Answer the following questions (approx 200-300 words)

·         Can you think of a time when you did something just because everyone else was doing it—even when it didn’t feel quite right to you? Do you regret it now?


·         It was recently observed that “cheating is contagious.” Does that sound true to you? Why or why not? If it is true, why might this be the case?


·         Loyalty is generally considered a good quality. When a group to which you owe loyalty seems to be making a decision that seems unethical to you, how should you go about trying to balance your loyalty to the group against your own ethical integrity? Have you had an experience like that? If so, how did you resolve it?


·         Can you explain how “groupthink” works? Can you think of a time when you have been subject to groupthink?


Part D: Ethical Fading

answer the following questions (approx 200-300 words):

•Can you explain the concept of ethical fading and perhaps give an example of when it happened to you?

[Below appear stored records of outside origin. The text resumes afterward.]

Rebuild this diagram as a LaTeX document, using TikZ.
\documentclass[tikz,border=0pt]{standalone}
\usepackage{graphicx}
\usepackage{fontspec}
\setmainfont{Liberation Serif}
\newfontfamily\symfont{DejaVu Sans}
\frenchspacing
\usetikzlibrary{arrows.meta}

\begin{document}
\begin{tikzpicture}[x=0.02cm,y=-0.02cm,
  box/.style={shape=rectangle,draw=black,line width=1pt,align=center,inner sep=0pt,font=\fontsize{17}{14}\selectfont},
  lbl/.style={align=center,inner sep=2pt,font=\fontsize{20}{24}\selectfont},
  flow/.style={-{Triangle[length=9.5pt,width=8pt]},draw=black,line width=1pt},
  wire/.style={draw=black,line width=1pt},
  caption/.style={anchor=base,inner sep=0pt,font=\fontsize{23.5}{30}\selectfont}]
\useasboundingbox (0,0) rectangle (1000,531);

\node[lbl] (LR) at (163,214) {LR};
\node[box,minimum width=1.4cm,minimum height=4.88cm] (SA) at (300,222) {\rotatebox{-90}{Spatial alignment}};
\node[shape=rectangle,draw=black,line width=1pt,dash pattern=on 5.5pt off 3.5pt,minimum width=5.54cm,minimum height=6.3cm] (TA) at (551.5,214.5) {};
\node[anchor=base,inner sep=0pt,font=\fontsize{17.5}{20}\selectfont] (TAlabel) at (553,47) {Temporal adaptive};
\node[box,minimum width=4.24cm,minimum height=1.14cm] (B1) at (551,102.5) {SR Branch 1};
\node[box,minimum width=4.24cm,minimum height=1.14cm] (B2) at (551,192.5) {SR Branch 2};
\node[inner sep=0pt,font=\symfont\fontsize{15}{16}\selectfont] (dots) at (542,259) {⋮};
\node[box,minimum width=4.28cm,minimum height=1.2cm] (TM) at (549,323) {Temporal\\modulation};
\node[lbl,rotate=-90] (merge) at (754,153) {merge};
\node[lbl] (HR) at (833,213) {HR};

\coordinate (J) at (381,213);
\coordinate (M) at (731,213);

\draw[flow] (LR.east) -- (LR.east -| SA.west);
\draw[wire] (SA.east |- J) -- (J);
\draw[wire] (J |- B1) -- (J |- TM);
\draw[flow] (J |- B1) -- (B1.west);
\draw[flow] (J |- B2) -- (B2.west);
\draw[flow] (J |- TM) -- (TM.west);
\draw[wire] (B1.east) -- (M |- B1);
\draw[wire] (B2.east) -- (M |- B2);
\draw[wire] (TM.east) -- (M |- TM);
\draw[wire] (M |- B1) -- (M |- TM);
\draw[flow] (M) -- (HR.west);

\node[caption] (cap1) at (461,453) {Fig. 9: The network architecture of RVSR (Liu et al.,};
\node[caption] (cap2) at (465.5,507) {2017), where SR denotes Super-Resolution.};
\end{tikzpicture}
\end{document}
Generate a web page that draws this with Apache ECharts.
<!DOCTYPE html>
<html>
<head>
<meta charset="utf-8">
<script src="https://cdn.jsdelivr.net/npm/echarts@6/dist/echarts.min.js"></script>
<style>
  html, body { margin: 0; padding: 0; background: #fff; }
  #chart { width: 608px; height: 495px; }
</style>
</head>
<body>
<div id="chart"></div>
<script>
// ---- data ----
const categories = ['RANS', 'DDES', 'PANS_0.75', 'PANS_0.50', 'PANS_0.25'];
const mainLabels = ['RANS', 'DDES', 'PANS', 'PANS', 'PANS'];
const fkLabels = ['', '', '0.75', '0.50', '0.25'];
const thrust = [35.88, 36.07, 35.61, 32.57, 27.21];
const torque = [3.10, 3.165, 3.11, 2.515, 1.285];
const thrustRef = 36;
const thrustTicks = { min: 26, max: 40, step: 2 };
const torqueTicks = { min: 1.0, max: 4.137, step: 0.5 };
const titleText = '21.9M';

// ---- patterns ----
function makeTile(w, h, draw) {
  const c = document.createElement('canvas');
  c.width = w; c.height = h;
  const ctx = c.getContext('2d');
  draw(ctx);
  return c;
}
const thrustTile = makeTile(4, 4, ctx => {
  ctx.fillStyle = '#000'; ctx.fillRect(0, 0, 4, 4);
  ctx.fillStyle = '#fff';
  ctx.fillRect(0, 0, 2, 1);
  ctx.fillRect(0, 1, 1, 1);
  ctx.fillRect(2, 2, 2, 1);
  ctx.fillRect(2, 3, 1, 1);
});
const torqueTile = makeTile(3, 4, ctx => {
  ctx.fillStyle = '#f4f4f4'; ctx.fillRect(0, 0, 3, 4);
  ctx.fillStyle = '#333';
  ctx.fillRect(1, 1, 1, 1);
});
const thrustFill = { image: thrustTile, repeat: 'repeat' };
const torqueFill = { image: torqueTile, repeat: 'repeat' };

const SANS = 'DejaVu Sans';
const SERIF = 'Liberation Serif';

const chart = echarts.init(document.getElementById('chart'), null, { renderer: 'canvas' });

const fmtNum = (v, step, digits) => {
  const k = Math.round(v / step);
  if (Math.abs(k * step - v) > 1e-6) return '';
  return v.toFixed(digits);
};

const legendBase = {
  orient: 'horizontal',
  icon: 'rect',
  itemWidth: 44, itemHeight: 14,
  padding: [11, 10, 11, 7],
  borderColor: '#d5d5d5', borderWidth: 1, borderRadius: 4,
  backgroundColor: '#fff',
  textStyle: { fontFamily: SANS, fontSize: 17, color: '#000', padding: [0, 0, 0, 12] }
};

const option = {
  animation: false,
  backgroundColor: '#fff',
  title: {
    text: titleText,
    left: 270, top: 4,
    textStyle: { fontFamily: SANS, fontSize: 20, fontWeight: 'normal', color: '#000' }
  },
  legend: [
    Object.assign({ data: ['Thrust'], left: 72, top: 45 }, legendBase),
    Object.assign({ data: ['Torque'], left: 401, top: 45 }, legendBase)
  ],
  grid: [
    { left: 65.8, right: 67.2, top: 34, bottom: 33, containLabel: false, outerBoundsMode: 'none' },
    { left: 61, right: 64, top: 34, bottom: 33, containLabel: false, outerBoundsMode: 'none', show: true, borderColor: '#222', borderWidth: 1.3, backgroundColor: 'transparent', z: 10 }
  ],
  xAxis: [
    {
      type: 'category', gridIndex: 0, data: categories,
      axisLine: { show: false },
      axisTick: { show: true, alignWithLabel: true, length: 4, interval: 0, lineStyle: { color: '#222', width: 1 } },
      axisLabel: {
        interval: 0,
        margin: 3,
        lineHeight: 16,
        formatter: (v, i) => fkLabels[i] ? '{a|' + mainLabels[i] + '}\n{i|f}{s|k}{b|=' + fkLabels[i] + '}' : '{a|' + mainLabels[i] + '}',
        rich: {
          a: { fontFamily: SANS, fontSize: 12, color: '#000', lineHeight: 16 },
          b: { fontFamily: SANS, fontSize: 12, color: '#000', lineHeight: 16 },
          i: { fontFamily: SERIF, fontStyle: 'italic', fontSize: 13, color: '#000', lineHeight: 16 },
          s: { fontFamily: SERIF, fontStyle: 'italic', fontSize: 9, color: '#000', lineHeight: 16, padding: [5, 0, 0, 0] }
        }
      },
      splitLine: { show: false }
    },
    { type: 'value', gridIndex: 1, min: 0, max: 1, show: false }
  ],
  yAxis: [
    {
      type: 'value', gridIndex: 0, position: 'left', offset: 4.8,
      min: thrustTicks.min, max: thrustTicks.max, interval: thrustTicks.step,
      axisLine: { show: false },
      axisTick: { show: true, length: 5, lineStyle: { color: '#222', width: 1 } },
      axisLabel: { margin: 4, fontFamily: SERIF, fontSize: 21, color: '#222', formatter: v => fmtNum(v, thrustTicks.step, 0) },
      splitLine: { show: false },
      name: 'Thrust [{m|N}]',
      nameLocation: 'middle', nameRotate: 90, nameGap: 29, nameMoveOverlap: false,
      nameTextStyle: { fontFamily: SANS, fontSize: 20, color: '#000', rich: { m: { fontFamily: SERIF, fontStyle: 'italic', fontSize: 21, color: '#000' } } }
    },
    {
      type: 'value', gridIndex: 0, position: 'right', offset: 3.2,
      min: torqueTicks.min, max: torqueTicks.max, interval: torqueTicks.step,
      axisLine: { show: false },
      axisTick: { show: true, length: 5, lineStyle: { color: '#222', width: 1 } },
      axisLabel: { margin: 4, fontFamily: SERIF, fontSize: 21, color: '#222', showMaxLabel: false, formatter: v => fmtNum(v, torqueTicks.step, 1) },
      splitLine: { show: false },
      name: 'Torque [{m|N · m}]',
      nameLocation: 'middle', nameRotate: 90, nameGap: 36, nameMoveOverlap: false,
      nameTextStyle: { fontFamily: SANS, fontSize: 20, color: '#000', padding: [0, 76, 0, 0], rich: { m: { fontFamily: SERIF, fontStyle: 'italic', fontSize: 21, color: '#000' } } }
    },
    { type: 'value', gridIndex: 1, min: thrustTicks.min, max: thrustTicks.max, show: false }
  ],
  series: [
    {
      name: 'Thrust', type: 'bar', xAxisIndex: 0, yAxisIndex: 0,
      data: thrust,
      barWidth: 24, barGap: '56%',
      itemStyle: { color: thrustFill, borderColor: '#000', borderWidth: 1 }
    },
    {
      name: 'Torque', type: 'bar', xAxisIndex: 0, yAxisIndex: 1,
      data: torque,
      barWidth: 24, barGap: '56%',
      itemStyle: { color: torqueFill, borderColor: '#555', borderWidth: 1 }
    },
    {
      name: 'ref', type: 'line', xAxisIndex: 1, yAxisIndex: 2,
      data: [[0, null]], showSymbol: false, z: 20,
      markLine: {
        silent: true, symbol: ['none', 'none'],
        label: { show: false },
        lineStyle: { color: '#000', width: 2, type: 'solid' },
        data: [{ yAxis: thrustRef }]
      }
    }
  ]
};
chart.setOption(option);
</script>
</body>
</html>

•Can you think of a situation where you were so intent upon pleasing an authority figure, fitting in with your friends, or achieving a goal that you failed to give an ethical issue your full attention? Did that situation cause you regret?

•Can you think of an example of a friend who might have been the victim of ethical fading? Or a person in the news recently?


Part E: Incentive Gaming

answer the following questions (approx 200-300 words):

1. When have you been paid based on your performance, and how did this alter the way you approached your job (for the better and for the worse)?

2. Grades are partly intended to provide incentives for quality work. How do students strategically game grading systems in ways that might pervert this intent?

3. Is gaming unethical, or is it just rationally responding to the incentive system? Whose responsibility is it to stop gaming: the person who designs the incentive system, or the person who exploits it?

4. How do you draw the line between gaming and cheating?


Part F: Loss Aversion

answer the following questions (approx 200-300 words):

1. Studies show that people hate losses twice as much as they enjoy gains? Is that consistent with your experience?

2. Have you ever been caught off guard doing something you probably shouldn’t have been doing (eating the last cookie in the cookie jar, peeking in someone’s diary, touching your mother’s jewellery) and when surprised with the question: “What are you doing?”, quickly and almost automatically (and falsely) said: “Nothing!”

3. A recent study found that when people were under time pressure, they were more willing to cheat to avoid losses (“losing the sale”) than to accrue gains (“getting the sale”). Do you think that is how you would react?

4. Can you think of any situations where you or someone you know may have made decisions affected by loss aversion?

5. What steps can people take to minimize the chance that loss aversion will help lead them to act unethically?


Pat G: Moral Agent & Moral Subject

answer the following questions (approx 200-300 words):

1. Name some abilities that are essential for someone to be a moral agent.

2. What is necessary for someone to be a subject of moral worth?

3. What is the difference between someone being a subject of moral worth and someone being included in the moral community?


Part H: Fundamental Attributions Error

answer the following questions (approx 200-300 words):

1. If you met a famous white-collar criminal, what would you expect him (or, occasionally, her) to be like?

2. Why do you think it is so common to hear white collar criminals described by their neighbours as “the nicest guy,” “a real family man,” etc.?

3. Can you think of things that you have done in the past that you wish you hadn’t and that you do not believe represent your true character?

4. How can we endeavour to judge people’s character more accurately?